I wish also to express a particular word of encouragement to both lay and Religious teachers of catechesis who strive to ensure that young people become daily more appreciative of the gift of faith. Religious education is a challenging apostolate, yet there are many signs of a desire among young people to learn about the faith and practice it with vigor. If this awakening is to grow, teachers require a clear and precise understanding of the specific nature and role of Catholic education. They must also be ready to lead the commitment made by the entire school community to assist our young people, and their families, to experience the harmony between faith, life and culture.
Here I wish to make a special appeal to Religious Brothers, Sisters and Priests: do not abandon the school apostolate; indeed, renew your commitment to schools especially those in poorer areas.
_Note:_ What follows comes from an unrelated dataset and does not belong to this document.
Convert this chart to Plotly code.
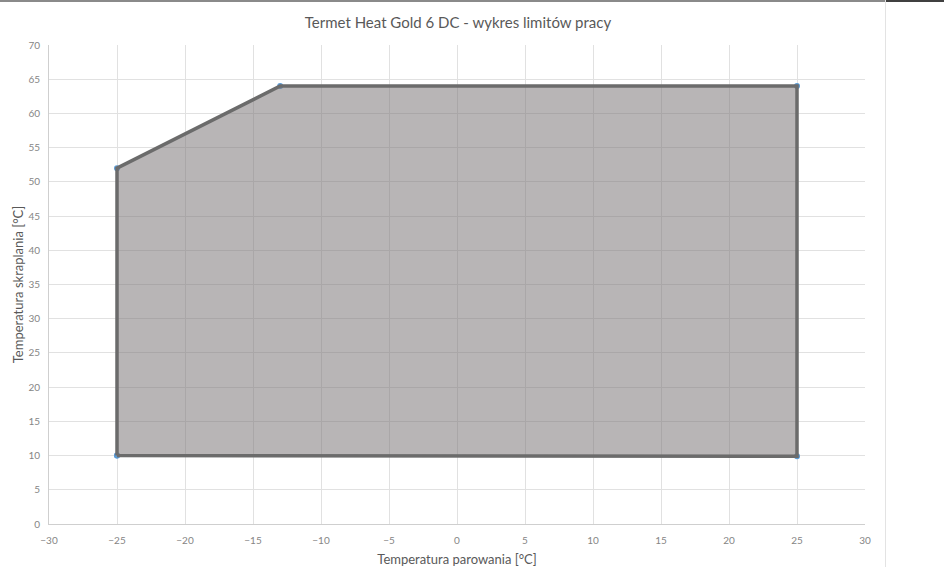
import plotly.graph_objects as go

# Operating envelope vertices (evaporating temp, condensing temp)
evap_temp = [-25, -25, -13, 25, 25, -25]
cond_temp = [10, 52, 64, 64, 9.9, 10]

title_text = "Termet Heat Gold 6 DC - wykres limitów pracy"
x_title = "Temperatura parowania [°C]"
y_title = "Temperatura skraplania [°C]"

W, H = 944, 567
L, R, T, B = 49, 79, 45, 43
pw, ph = W - L - R, H - T - B


def px_x(x):
    return (x - L) / pw


def px_y(y):
    return 1 - (y - T) / ph


FONT = "Lato"

fig = go.Figure()

fig.add_trace(go.Scatter(
    x=evap_temp, y=cond_temp, mode="markers",
    marker=dict(color="#5b9bd5", size=6),
    showlegend=False, hoverinfo="skip"))

fig.add_trace(go.Scatter(
    x=evap_temp, y=cond_temp, mode="lines",
    fill="toself", fillcolor="rgba(118,113,115,0.52)",
    line=dict(color="#6b6b6b", width=3.5),
    showlegend=False))

axis_common = dict(
    showgrid=True, gridcolor="#e1e1e1", gridwidth=1,
    zeroline=False, showline=True, linecolor="#cfcfcf", linewidth=1,
    tickfont=dict(family=FONT, size=10, color="#858585"),
    ticks="", fixedrange=True, automargin=False)

fig.update_layout(
    width=W, height=H,
    margin=dict(l=L, r=R, t=T, b=B, autoexpand=False),
    paper_bgcolor="white", plot_bgcolor="white",
    title=dict(text=title_text, x=458 / W, xanchor="center",
               y=1 - 23 / H, yanchor="middle", automargin=False,
               font=dict(family=FONT, size=15, color="#595959")),
    xaxis=dict(range=[-30, 30], dtick=5, tick0=0,
               title=dict(text=x_title, standoff=9,
                          font=dict(family=FONT, size=13, color="#595959")),
               ticklabelstandoff=7,
               **axis_common),
    yaxis=dict(range=[0, 70], dtick=5, tick0=0,
               title=dict(text=y_title, standoff=1,
                          font=dict(family=FONT, size=13, color="#595959")),
               ticklabelstandoff=6,
               **axis_common),
    shapes=[
        dict(type="line", xref="paper", yref="paper",
             x0=px_x(0), x1=px_x(886), y0=px_y(1), y1=px_y(1),
             line=dict(color="#8a8a8a", width=2)),
        dict(type="line", xref="paper", yref="paper",
             x0=px_x(886), x1=px_x(944), y0=px_y(1), y1=px_y(1),
             line=dict(color="#404040", width=2)),
        dict(type="line", xref="paper", yref="paper",
             x0=px_x(885.5), x1=px_x(885.5), y0=px_y(0), y1=px_y(567),
             line=dict(color="#e3e3e3", width=1)),
    ],
)

fig.write_html("out.html",
               config={"displayModeBar": False},
               post_script="document.body.style.margin='0px';"
                           "document.body.style.padding='0px';")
In places where there are many hollow promises which lure young people away from the path of truth and genuine freedom, the consecrated person's witness to the evangelical counsels is an irreplaceable gift. I encourage the Religious present to bring renewed enthusiasm to the promotion of vocations. Know that your witness to the ideal of consecration and mission among the young is a source of great inspiration in faith for them and their families.
To all of you I say: bear witness to hope. Nourish your witness with prayer. Account for the hope that characterizes your lives (cf. 1 Pet 3:15) by living the truth which you propose to your students. Help them to know and love the One you have encountered, whose truth and goodness you have experienced with joy. With Saint Augustine, let us say: "we who speak and you who listen acknowledge ourselves as fellow disciples of a single teacher" (Sermons, 23:2). With these sentiments of communion, I gladly impart to you, your colleagues and students, and to your families, my Apostolic Blessing.